Dante refers to this incident in his Purgatory, xii; and Sackville, in his Mirrour for Magistrates, 1587, says:
Consyder Cyrus— He whose huge power no man might overthrowe, Tomyris Queen, with great despite hath slowe, His head dismembered from his mangled corpse Herself she cast into a vessel fraught With clotted blood of them that felt her force, And with these words a just reward she taught: "Drynke now thy fyll of thy desired draught."
Here seems to be the place to speak more fully of the small scenes placed regularly at intervals. There is a great variety of pretty medallion pictures of this sort, as, alternating figures of a shepherdess with her crook reclining on a bank near a flock of sheep, and a boy studying at a desk, with a teacher standing near by.
Mr. Frank B. Sanborn writes: "The oldest paper I ever saw was in the parlor of President Weare, of Hampton Falls—a simple hunting scene, with three compartments; a deer above, a dog below, and a hunter with his horn below that. It was put on in 1737, when the house was built, and, I think, is there still. Colonel Whiting's house had a more elaborate and extensive scene—what the French called 'Montagnes Russe'—artificial hills in a park, for sliding down, toboggan fashion, and a score of people enjoying them or looking on."

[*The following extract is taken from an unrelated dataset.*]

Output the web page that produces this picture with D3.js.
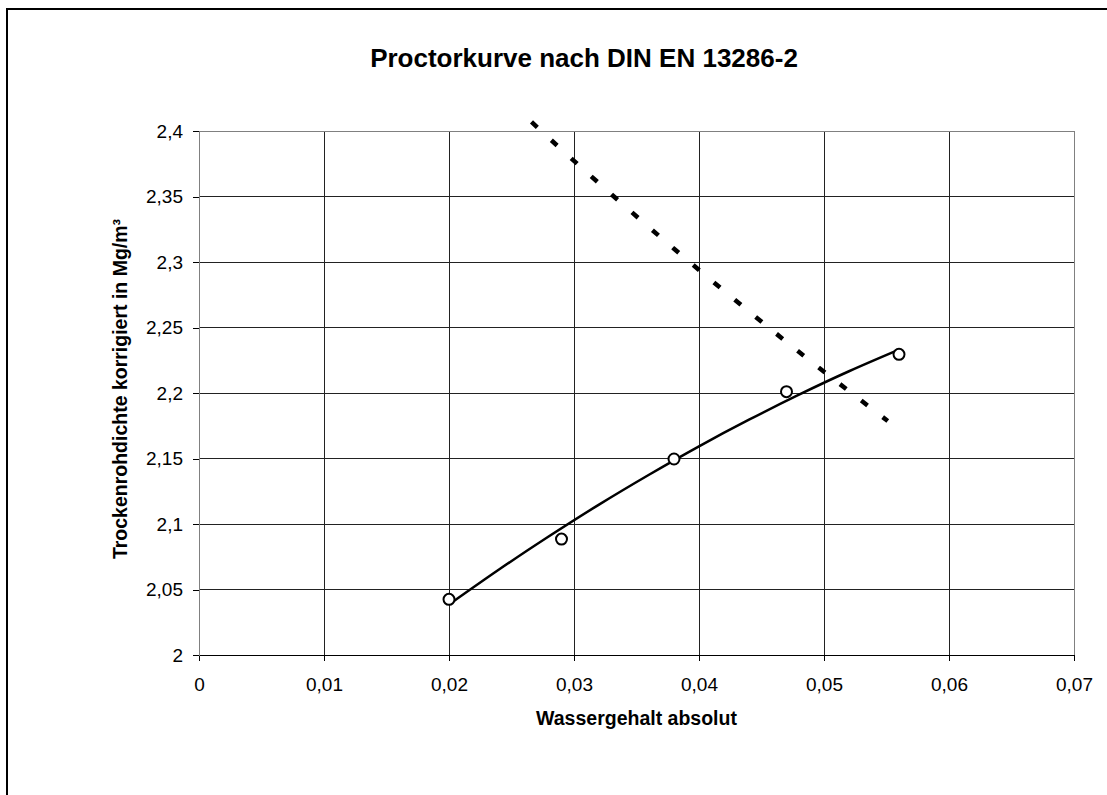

A good authority asserts that rolls of paper did not appear in this country until 1790, so that all these now mentioned must have been imported in square sheets. Notice the step forward—from white walls, through a clay wash, to hand painting, stencilling, small imported sheets, and, at last, to rolls of paper.
PLATE VI.
Fragment of the famous old racing paper from the Timothy Dexter house. This is too broken and stained to admit of the reproduction of its original colors—blue sky, gray clouds, green turf, brown horses and black, and jockeys in various colors. The scene here given fills the width of the paper, about eighteen inches.